YuanGongND / ast

Code for the Interspeech 2021 paper "AST: Audio Spectrogram Transformer".
BSD 3-Clause "New" or "Revised" License
1.06k stars 202 forks source link

Question Regarding Activation on MLP Head #61

Closed arshinmar closed 2 years ago

arshinmar commented 2 years ago

Hello,

Thanks for creating such an interesting paper! This adaptation of an off-the-shelf Vision Transformer to a spectrogram transformer is truly fascinating, backed by great results!

I was wondering about why was simply a linear (or no) activation chosen for the MLP head of the AST model? Seems like there's only a linear operation.

Noting that most multi-class algorithms for CV end in a softmax activation, it would be interesting to know your rationale for the choice.

I also noticed that in the paper, it is mentioned that " A linear layer with sigmoid activation maps the audio spectrogram representation to labels for classification." However, there is no sigmoid activation in the MLP head portion of the ast_models.py file.

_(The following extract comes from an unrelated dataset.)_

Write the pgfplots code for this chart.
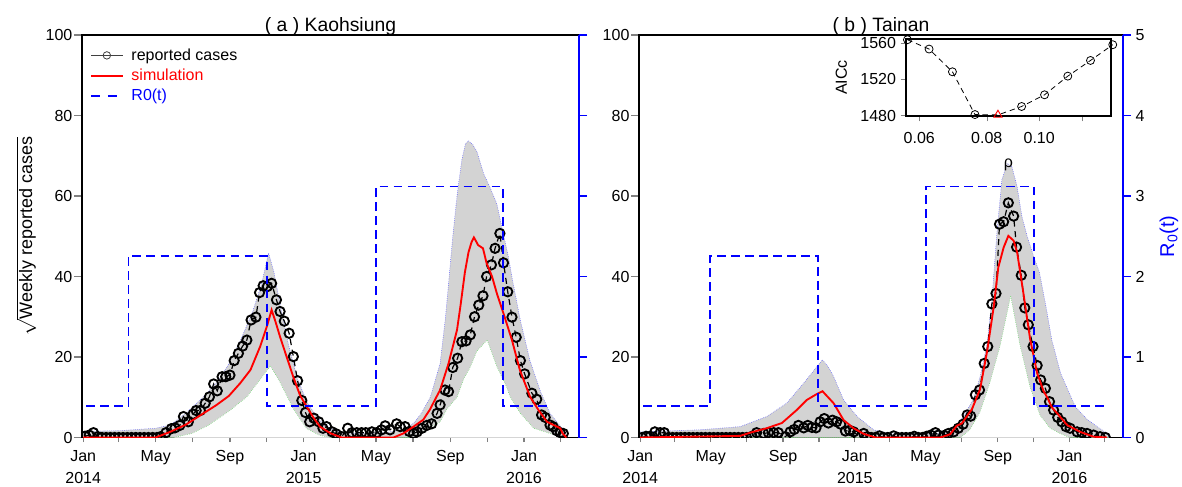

It would be greatly appreciated if you could clarify on the above questions.

Thanks, Arsh

YuanGongND commented 2 years ago

Hi Arsh,

Thanks for your kind words.

The activation is in the loss function.

-For multi-label classification (more than one label for each audio clip), BCE loss with Sigmoid is used. https://github.com/YuanGongND/ast/blob/7b2fe7084b622e540643b0d7d7ab736b5eb7683b/src/traintest.py#L65

-For multi-class classification, CE loss with softmax is used. https://github.com/YuanGongND/ast/blob/7b2fe7084b622e540643b0d7d7ab736b5eb7683b/src/traintest.py#L71

-Yuan